Power electronics, electric machines and drives (PEMD) are inside everything from vacuum cleaners and electric bikes, to planes and wind turbines, it doesn’t matter if the energy comes from the grid, a battery or a fuel cell. The central purpose of the Driving the Electric Revolution challenge is to aid the UK’s move towards electrification by investing in the core PEMD technologies which support it. Transport (by road, rail, air or sea) remains the largest source of carbon emissions in the UK, accounting for 34% in 2019. The UK has pledged to reach net zero by 2050, and this is not possible without advances in PEMD. Furthermore, without this challenge, PEMD development and manufacturing will not happen at scale in the UK, meaning we will be reliant on imports.

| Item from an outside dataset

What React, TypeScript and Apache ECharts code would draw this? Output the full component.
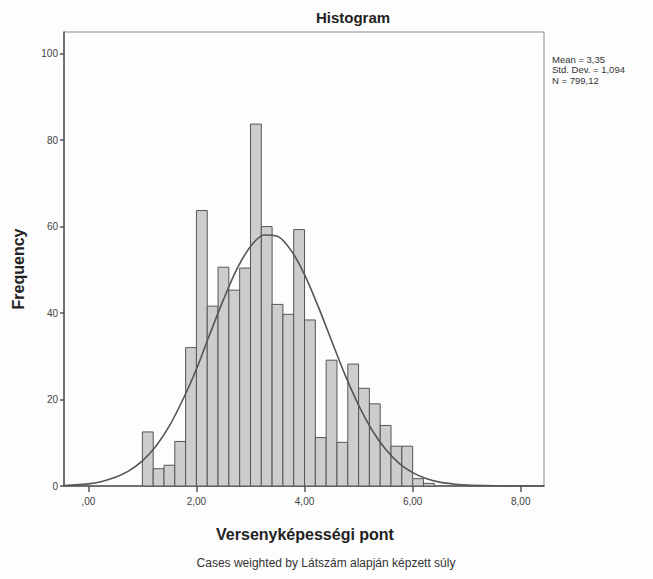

Innovations in Public Transport

Public transport, including buses and trains will also be electrified. The electrification of road and rail networks will dramatically reduce carbon emissions and other pollutants.

The braking force required to stop trains and buses at each stop will be converted back into stored energy using PEMD for regenerative braking, allowing the energy to be used again instead of wasted as heat. Adding to this efficiency benefit, there will be a reduction in harmful particulate matter pollution emitted by the conventional friction brakes as they are used less.

Charging points and rail networks will have power supplied from renewable energy sources such as wind, tidal and solar, with PEMD critical to both creating the energy and converting the energy into the motion required to move people and goods around.

Fewer components and moving parts in electrified transport systems means less planned maintenance will be required and fewer breakdowns will occur. The drivetrain of an internal combustion engine vehicle typically contains over 2,000 moving parts, compared to 20 in an electric vehicle.

The sounds associated with life in urban areas will transform as electrified vehicles including buses, trains and construction equipment, that currently dominate the background noise in our cities, will be able to operate more quietly and discretely.